The Heat of the Day, The Death of the Heart and the late masterpiece Eva Trout are among the finest English novels written in the mid-to-late-twentieth century.
In her brittle, mannered prose, Elizabeth Bowen caught the painfulness of love and its all-consuming pain. In Eva Trout (SPOILER ALERT!), there aches, throughout the comedy, the yearning for a child by a galumphing, tall, emotionally deprived woman.
It was no surprise to discover, when Elizabeth Bowen’s biography came to be written, how often she fell in love. Notably tall, and with a stammer, she communicated awkwardly with others.
She lived in the days of class distinction, and to be upper class – her manner was notably grande dame – cut her off from the many.
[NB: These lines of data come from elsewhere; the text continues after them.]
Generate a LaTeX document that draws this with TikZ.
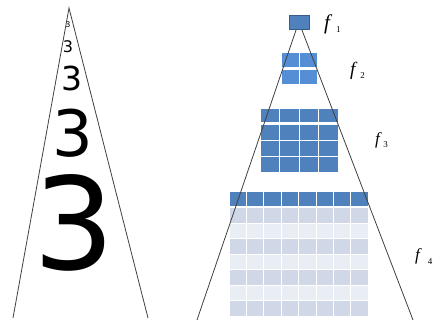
\documentclass[tikz,border=0pt]{standalone}
\usepackage{fontspec}
\newfontfamily\digitfont{DejaVu Sans}
\newfontfamily\labelfont{Liberation Serif}
\definecolor{TopBlue}{HTML}{4F81BD}
\definecolor{EdgeBlue}{HTML}{385D8A}
\definecolor{LightBlue}{HTML}{558ED5}
\definecolor{BandDark}{HTML}{D0D8E8}
\definecolor{BandLight}{HTML}{E9EDF4}

\begin{document}
\begin{tikzpicture}[
  x=1pt, y=-1pt,
  cone/.style={draw=black!75, line width=0.8pt},
  cell/.style={draw=white, line width=1pt},
  digit/.style={anchor=base, inner sep=0pt, font=\digitfont},
  flabel/.style={anchor=base west, inner sep=0pt, font=\labelfont\itshape\fontsize{17}{17}\selectfont},
]
\useasboundingbox (0,0) rectangle (440,320);

%% ---- left: the same digit, doubling in size ----
\node[digit, font=\digitfont\fontsize{8}{8}\selectfont]    (d1) at (68,28)  {3};
\node[digit, font=\digitfont\fontsize{16}{16}\selectfont]  (d2) at (68,53)  {3};
\node[digit, font=\digitfont\fontsize{33}{33}\selectfont]  (d3) at (72,91)  {3};
\node[digit, font=\digitfont\fontsize{64}{64}\selectfont]  (d4) at (73,157) {3};
\node[digit, font=\digitfont\fontsize{128}{128}\selectfont] (d5) at (74,270) {3};

\coordinate (apexL)  at (69,8);
\coordinate (baseLL) at (13,318);
\coordinate (baseLR) at (148,318);
\draw[cone] (baseLL) -- (apexL) -- (baseLR);

%% ---- right: feature maps, top row split off ----
%% f2 : 2 x 2
\foreach \c in {0,1} {
  \draw[cell, fill=LightBlue] (281+18*\c,53) rectangle ++(18,15);
  \draw[cell, fill=LightBlue] (281+18*\c,69.5) rectangle ++(18,15);
}
%% f3 : 4 x 4
\foreach \c in {0,...,3} {
  \draw[cell, fill=TopBlue] (260+19.5*\c,109) rectangle ++(19.5,14);
  \foreach \r in {0,1,2}
    \draw[cell, fill=TopBlue] (260+19.5*\c,125+15.67*\r) rectangle ++(19.5,15.67);
}
%% f4 : 8 columns, banded body
\foreach \c in {0,...,7} {
  \draw[cell, fill=TopBlue] (229+17.4*\c,192) rectangle ++(17.4,15);
  \foreach \r in {0,...,6} {
    \pgfmathsetmacro\band{mod(\r,2)==0 ? "BandDark" : "BandLight"}
    \draw[cell, fill=\band] (229+17.4*\c,208+15.43*\r) rectangle ++(17.4,15.43);
  }
}
%% f1 : single unit
\node[draw=EdgeBlue, fill=TopBlue, line width=1.3pt, minimum width=20pt,
      minimum height=14pt, inner sep=0pt] (f1box) at (299.5,22.5) {};

\coordinate (baseRL) at (197,320);
\coordinate (baseRR) at (413,320);
\draw[cone] ([xshift=-3.5pt]f1box.south) -- (baseRL);
\draw[cone] ([xshift=2.5pt]f1box.south) -- (baseRR);

%% ---- labels ----
\node[flabel, font=\labelfont\itshape\fontsize{21}{21}\selectfont] (lab1) at (324,29.5)
  {f\hspace{6pt}\raisebox{-3.5pt}{\upshape\fontsize{9}{9}\selectfont 1}};
\node[flabel, font=\labelfont\itshape\fontsize{19}{19}\selectfont] (lab2) at (350,76)
  {f\hspace{5pt}\raisebox{-3pt}{\upshape\fontsize{9}{9}\selectfont 2}};
\node[flabel] (lab3) at (375,145)
  {f\hspace{3.5pt}\raisebox{-3pt}{\upshape\fontsize{9}{9}\selectfont 3}};
\node[flabel] (lab4) at (415,261)
  {f\hspace{8pt}\raisebox{-4pt}{\upshape\fontsize{9}{9}\selectfont 4}};
\end{tikzpicture}
\end{document}
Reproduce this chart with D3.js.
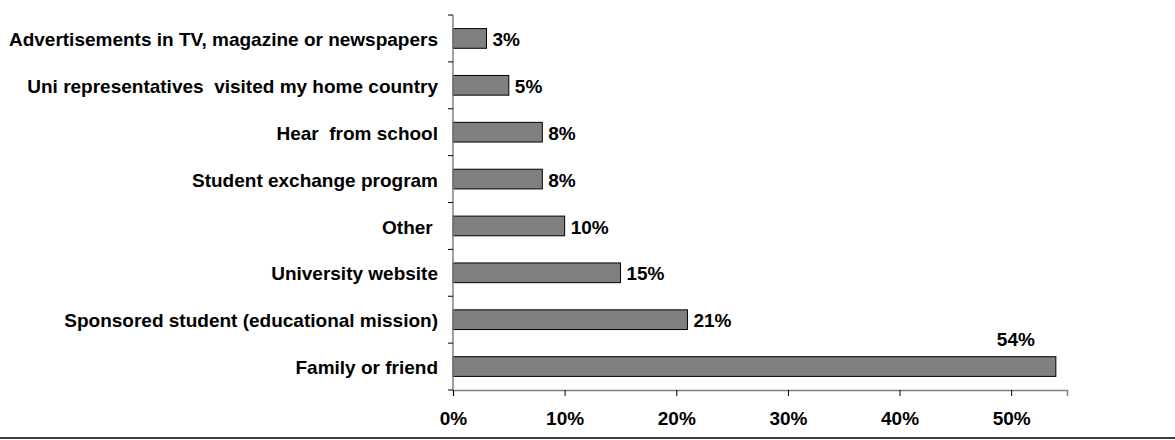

She was the only child of the Irish country house – Bowen’s Court, County Cork, demolished by a property developer after she sold it in 1959. Her history of it is a grief-stricken threnody for the enlightened Ireland of Lady Gregory.
Julia Parry’s very moving new book talks about the love affair between her grandfather, Humphry House, and Elizabeth Bowen. This took place when House was a don at Oxford, in his early twenties, in the process both of getting married and of establishing himself as one of the foremost scholars of Victorian literature – editor of Hopkins, author of a superb study of Dickens.
The most chilling letter in the volume tries, falteringly, to explain why he had not told her that his wife was expecting a baby.